Ballet dancers share renewed hope for new US-Cuban relations

World Today

Many traces are showing that U.S.-Cuban relations are evolving. Among them is a pair of ballet dancers who left Cuba years ago. And they are now performing in the U.S.

CCTV America’s Hendrik Sybrandy reports from Colorado.

36-year-old Yosvani Ramos lives and breathes ballet. Ramos learned his craft in his native Cuba, at the renowned Cuban National Ballet School.

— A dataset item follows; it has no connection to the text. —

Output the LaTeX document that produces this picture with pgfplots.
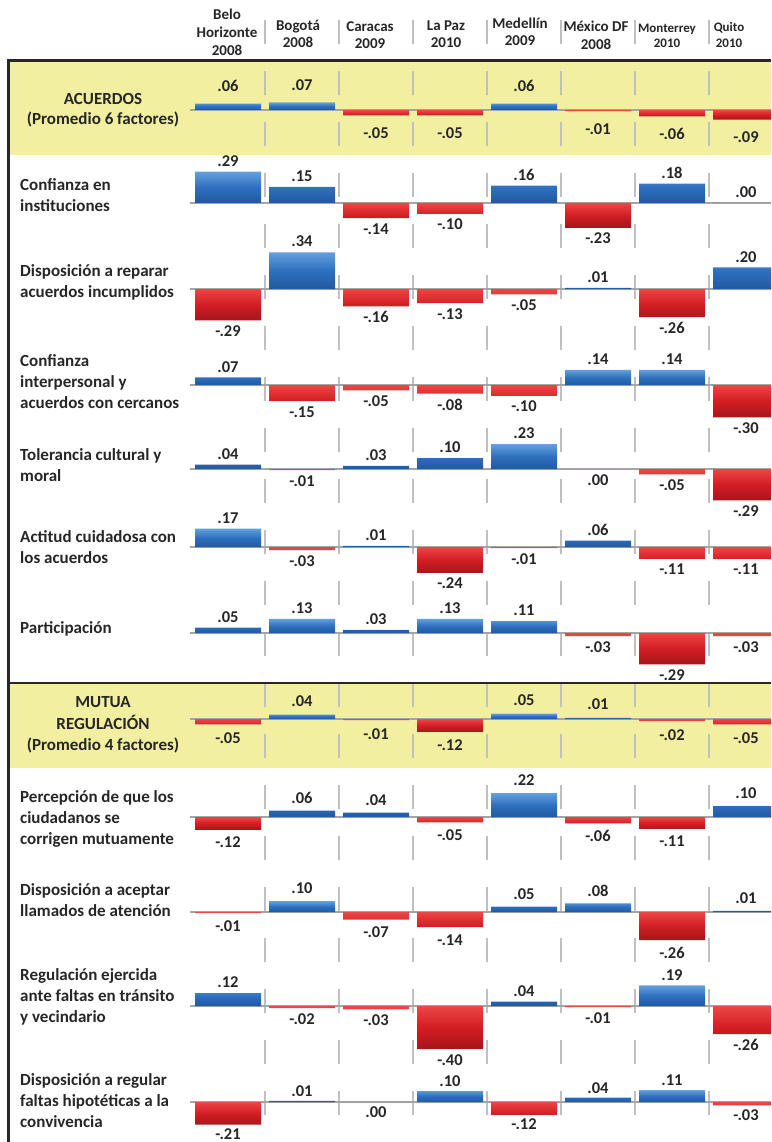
\documentclass[border=0pt]{standalone}
\usepackage{fontspec}
\setmainfont{Carlito}
\usepackage{pgfplots}
\pgfplotsset{compat=1.18}
\definecolor{yel}{RGB}{243,239,160}
\definecolor{sepg}{RGB}{192,192,192}
\definecolor{baseg}{RGB}{165,165,165}
\definecolor{bluT}{RGB}{100,160,222}
\definecolor{bluM}{RGB}{46,112,190}
\definecolor{bluB}{RGB}{34,88,160}
\definecolor{redT}{RGB}{236,70,70}
\definecolor{redM}{RGB}{210,30,36}
\definecolor{redB}{RGB}{165,22,26}
\definecolor{txt}{RGB}{38,38,38}
\definecolor{brd}{RGB}{40,40,40}
\newcommand{\lbl}{\fontsize{17}{21}\selectfont\bfseries}
\newcommand{\hdr}{\fontsize{15}{18}\selectfont\bfseries}
\newcommand{\hdrs}{\fontsize{13}{18}\selectfont\bfseries}
\newcommand{\val}{\fontsize{16.5}{18}\selectfont\bfseries}
\pgfplotsset{
 rowax/.style={
  x=74pt, y=108pt,
  xmin=-0.514, xmax=7.338, ymin=-0.7, ymax=0.7,
  enlargelimits=false,
  anchor=origin,
  axis x line=middle, axis y line=none,
  x axis line style={-, draw=baseg, line width=2pt},
  xtick=\empty, ytick=\empty,
  ybar, bar width=66pt,
  point meta=explicit symbolic,
  nodes near coords={\pgfplotspointmeta},
  every node near coord/.append style={font=\val, text=txt, inner sep=5pt},
 },
 posbar/.style={bar shift=0pt, draw=none, top color=bluT, bottom color=bluB, middle color=bluM,
   every node near coord/.append style={anchor=south}},
 negbar/.style={bar shift=0pt, draw=none, top color=redT, bottom color=redB, middle color=redM,
   every node near coord/.append style={anchor=north}},
}
\newcommand{\rowplot}[4][5pt]{%
\begin{axis}[rowax, at={(228pt,-#2pt)}, every node near coord/.append style={inner sep=#1}]
\addplot[posbar] coordinates {#3};
\addplot[negbar] coordinates {#4};
\end{axis}}
\begin{document}
\begin{tikzpicture}
% background bands
\fill[yel] (9pt,-62pt) rectangle (771pt,-155pt);
\fill[yel] (9pt,-684pt) rectangle (771pt,-768pt);
% column separators
\foreach \x in {265,339,413,487,561,635,709}
  \draw[sepg, line width=2pt, dash pattern=on 24pt off 27pt] (\x pt,-20pt) -- (\x pt,-1142pt);
% rows
\rowplot[12pt]{110}{(0,0.06)[.06] (1,0.07)[.07] (4,0.06)[.06]}{(2,-0.05)[-.05] (3,-0.05)[-.05] (5,-0.01)[-.01] (6,-0.06)[-.06] (7,-0.09)[-.09]}
\rowplot{203}{(0,0.29)[.29] (1,0.15)[.15] (4,0.16)[.16] (6,0.18)[.18] (7,0.0)[.00]}{(2,-0.14)[-.14] (3,-0.10)[-.10] (5,-0.23)[-.23]}
\rowplot{289}{(1,0.34)[.34] (5,0.01)[.01] (7,0.20)[.20]}{(0,-0.29)[-.29] (2,-0.16)[-.16] (3,-0.13)[-.13] (4,-0.05)[-.05] (6,-0.26)[-.26]}
\rowplot{385}{(0,0.07)[.07] (5,0.14)[.14] (6,0.14)[.14]}{(1,-0.15)[-.15] (2,-0.05)[-.05] (3,-0.08)[-.08] (4,-0.10)[-.10] (7,-0.30)[-.30]}
\rowplot{469}{(0,0.04)[.04] (2,0.03)[.03] (3,0.10)[.10] (4,0.23)[.23]}{(1,-0.01)[-.01] (5,-0.001)[.00] (6,-0.05)[-.05] (7,-0.29)[-.29]}
\rowplot{547}{(0,0.17)[.17] (2,0.01)[.01] (5,0.06)[.06]}{(1,-0.03)[-.03] (3,-0.24)[-.24] (4,-0.01)[-.01] (6,-0.11)[-.11] (7,-0.11)[-.11]}
\rowplot{633}{(0,0.05)[.05] (1,0.13)[.13] (2,0.03)[.03] (3,0.13)[.13] (4,0.11)[.11]}{(5,-0.03)[-.03] (6,-0.29)[-.29] (7,-0.03)[-.03]}
\rowplot[8pt]{719}{(1,0.04)[.04] (4,0.05)[.05] (5,0.01)[.01]}{(0,-0.05)[-.05] (2,-0.01)[-.01] (3,-0.12)[-.12] (6,-0.02)[-.02] (7,-0.05)[-.05]}
\rowplot[7pt]{817}{(1,0.06)[.06] (2,0.04)[.04] (4,0.22)[.22] (7,0.10)[.10]}{(0,-0.12)[-.12] (3,-0.05)[-.05] (5,-0.06)[-.06] (6,-0.11)[-.11]}
\rowplot[7pt]{912}{(1,0.10)[.10] (4,0.05)[.05] (5,0.08)[.08] (7,0.01)[.01]}{(0,-0.01)[-.01] (2,-0.07)[-.07] (3,-0.14)[-.14] (6,-0.26)[-.26]}
\rowplot{1006}{(0,0.12)[.12] (4,0.04)[.04] (6,0.19)[.19]}{(1,-0.02)[-.02] (2,-0.03)[-.03] (3,-0.40)[-.40] (5,-0.01)[-.01] (7,-0.26)[-.26]}
\rowplot[4pt]{1102}{(1,0.01)[.01] (3,0.10)[.10] (5,0.04)[.04] (6,0.11)[.11]}{(0,-0.21)[-.21] (2,-0.001)[.00] (4,-0.12)[-.12] (7,-0.03)[-.03]}
% headers
\begin{scope}[every node/.style={anchor=base, font=\hdr, text=txt, inner sep=0pt}]
\node at (227pt,-20pt) {Belo};
\node at (227pt,-38pt) {Horizonte};
\node at (227pt,-56pt) {2008};
\node at (298pt,-31pt) {Bogotá};
\node at (298pt,-48pt) {2008};
\node at (370pt,-32pt) {Caracas};
\node at (370pt,-49pt) {2009};
\node at (446pt,-31pt) {La Paz};
\node at (446pt,-48pt) {2010};
\node at (520pt,-29pt) {Medellín};
\node at (520pt,-46pt) {2009};
\node at (596pt,-32pt) {México DF};
\node at (596pt,-50pt) {2008};
\node[font=\hdrs] at (667pt,-33pt) {Monterrey};
\node[font=\hdrs] at (667pt,-48pt) {2010};
\node[font=\hdrs] at (729pt,-32pt) {Quito};
\node[font=\hdrs] at (729pt,-48pt) {2010};
\end{scope}
% row labels
\begin{scope}[every node/.style={anchor=base west, font=\lbl, text=txt, inner sep=0pt}]
\node[anchor=base] at (103pt,-105pt) {ACUERDOS};
\node[anchor=base] at (103pt,-125pt) {(Promedio 6 factores)};
\node at (20pt,-190.5pt) {Confianza en};
\node at (20pt,-211.5pt) {instituciones};
\node at (20pt,-276pt) {Disposición a reparar};
\node at (20pt,-297pt) {acuerdos incumplidos};
\node at (20pt,-366pt) {Confianza};
\node at (20pt,-387pt) {interpersonal y};
\node at (20pt,-408pt) {acuerdos con cercanos};
\node at (20pt,-460.5pt) {Tolerancia cultural y};
\node at (20pt,-481.5pt) {moral};
\node at (20pt,-542.5pt) {Actitud cuidadosa con};
\node at (20pt,-563.5pt) {los acuerdos};
\node at (20pt,-633.5pt) {Participación};
\node[anchor=base] at (103pt,-707.5pt) {MUTUA};
\node[anchor=base] at (103pt,-729pt) {REGULACIÓN};
\node[anchor=base] at (103pt,-750pt) {(Promedio 4 factores)};
\node at (20pt,-802.5pt) {Percepción de que los};
\node at (20pt,-823.5pt) {ciudadanos se};
\node at (20pt,-844.5pt) {corrigen mutuamente};
\node at (20pt,-895.5pt) {Disposición a aceptar};
\node at (20pt,-916.5pt) {llamados de atención};
\node at (20pt,-980.5pt) {Regulación ejercida};
\node at (20pt,-1001.5pt) {ante faltas en tránsito};
\node at (20pt,-1022.5pt) {y vecindario};
\node at (20pt,-1085.5pt) {Disposición a regular};
\node at (20pt,-1106.5pt) {faltas hipotéticas a la};
\node at (20pt,-1127.5pt) {convivencia};
\end{scope}
% borders
\draw[brd, line width=3pt] (8pt,-1142pt) -- (8pt,-60.5pt) -- (771pt,-60.5pt);
\draw[brd, line width=2.5pt] (8pt,-683pt) -- (771pt,-683pt);
\pgfresetboundingbox
\path[use as bounding box] (0pt,0pt) rectangle (771pt,-1142pt);
\end{tikzpicture}
\end{document}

He fled Cuba in the late 1990’s and has lived and performed all over the world since then.

Wherever he is, his heart remains in Cuba, where at long last, change may be in the air.

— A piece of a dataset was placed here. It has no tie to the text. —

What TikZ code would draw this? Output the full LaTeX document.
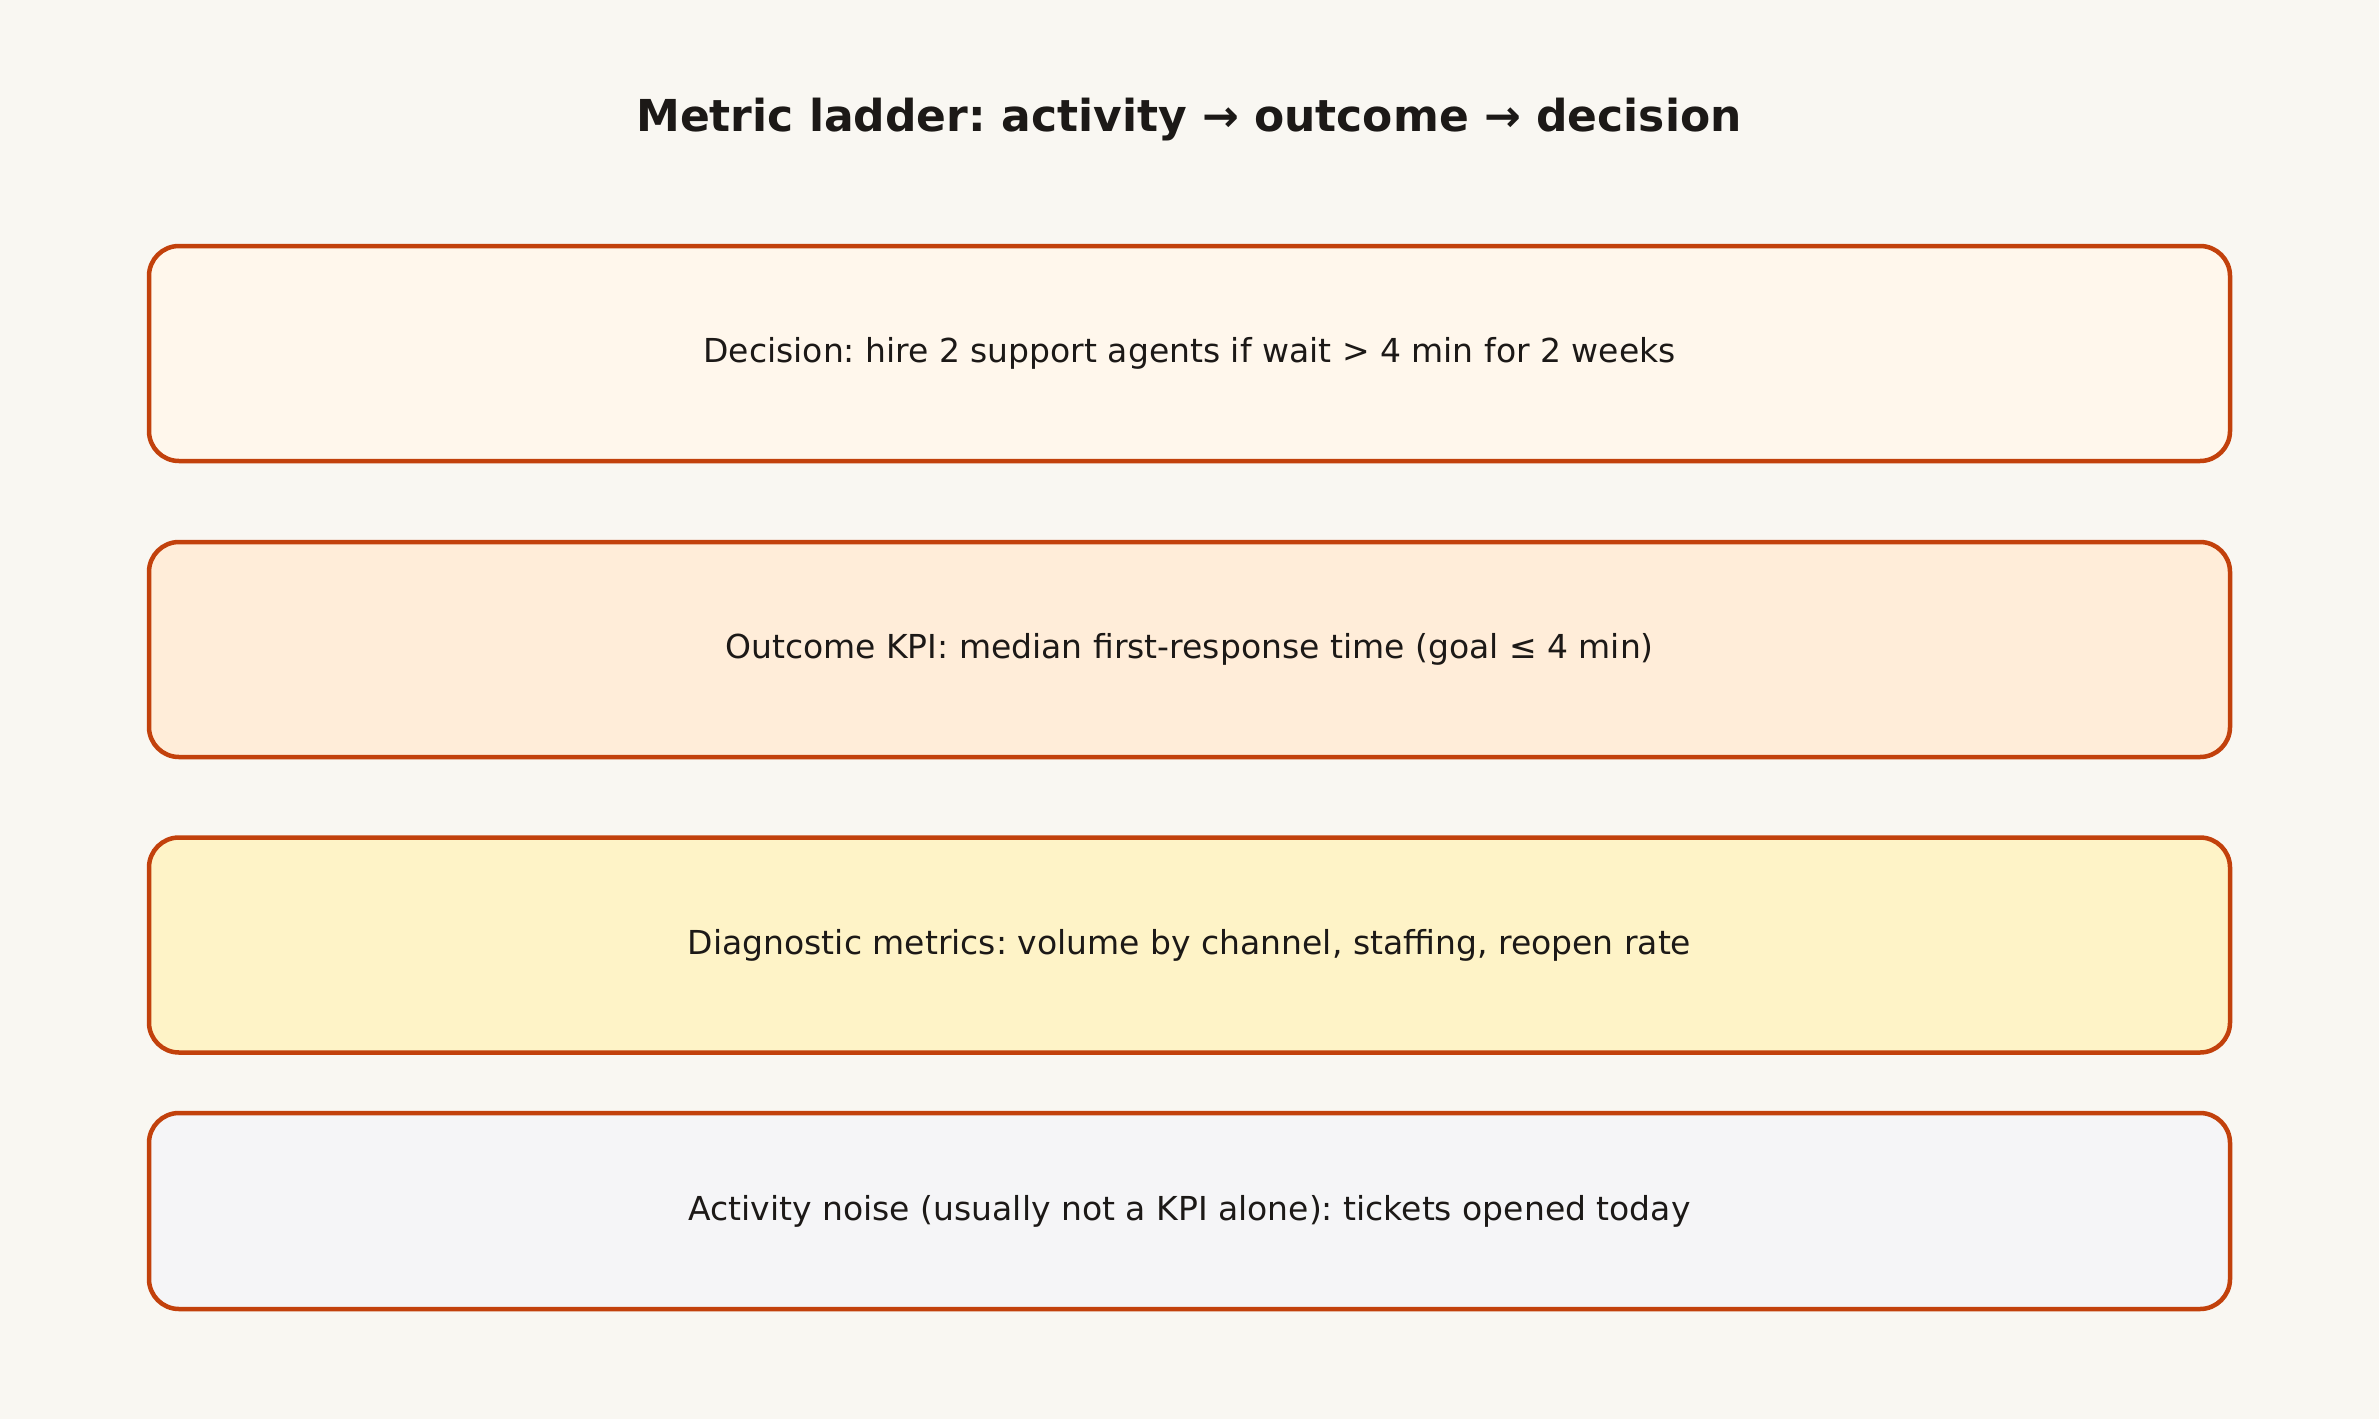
\documentclass[tikz,border=0pt]{standalone}
\usepackage{fontspec}
\setmainfont{DejaVu Sans}
\frenchspacing
\definecolor{bg}{HTML}{F9F7F2}
\definecolor{edge}{HTML}{C2410C}
\definecolor{ink}{HTML}{1C1917}
\definecolor{fillA}{HTML}{FFF7EC}
\definecolor{fillB}{HTML}{FFEDD9}
\definecolor{fillC}{HTML}{FEF3C7}
\definecolor{fillD}{HTML}{F5F5F7}
\tikzset{
  rung/.style={draw=edge, line width=4.5pt, rounded corners=30pt, minimum width=2081pt, inner sep=0pt, text=ink, font=\fontsize{33}{39}\selectfont},
  titletext/.style={text=ink, font=\bfseries\fontsize{44}{52}\selectfont}
}
\begin{document}
\begin{tikzpicture}[x=1pt,y=-1pt]
\fill[bg] (0,0) rectangle (2379,1419);
\useasboundingbox (0,0) rectangle (2379,1419);
\node[titletext] (title) at (1189,120) {Metric ladder: activity → outcome → decision};
\node[rung, fill=fillA, minimum height=215pt] (decision) at (1189.5,353.5) {Decision: hire 2 support agents if wait > 4 min for 2 weeks};
\node[rung, fill=fillB, minimum height=215pt] (outcome) at (1189.5,649.5) {Outcome KPI: median first-response time (goal ≤ 4 min)};
\node[rung, fill=fillC, minimum height=215pt] (diag) at (1189.5,945) {Diagnostic metrics: volume by channel, staffing, reopen rate};
\node[rung, fill=fillD, minimum height=196pt] (noise) at (1189.5,1211) {Activity noise (usually not a KPI alone): tickets opened today};
\end{tikzpicture}
\end{document}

Luis Valdes, also a ballet dancer, too, hopes for a big change.

It’s been nearly 13 years since Valdes defected during a Cuban ballet tour of the U.S.

Ramos and Valdes both dance for the Colorado Ballet now. Like many who grew up in Cuba, they’ve been watching the transformation of the island from a distance.

This past March, they saw something on television that was quite startling – U.S. President Obama visited Havana, which for those who experienced years of tensions between the two countries, was almost unimaginable.

Valdes believes Obama’s visit was symbolically important. But he said much work remains to be done in Cuba.

Ramos said the U.S. has much to learn from this new relationship, an emphasis on the arts being one. Neither man is allowed to dance professionally in Cuba. But Ramos believes that day could come.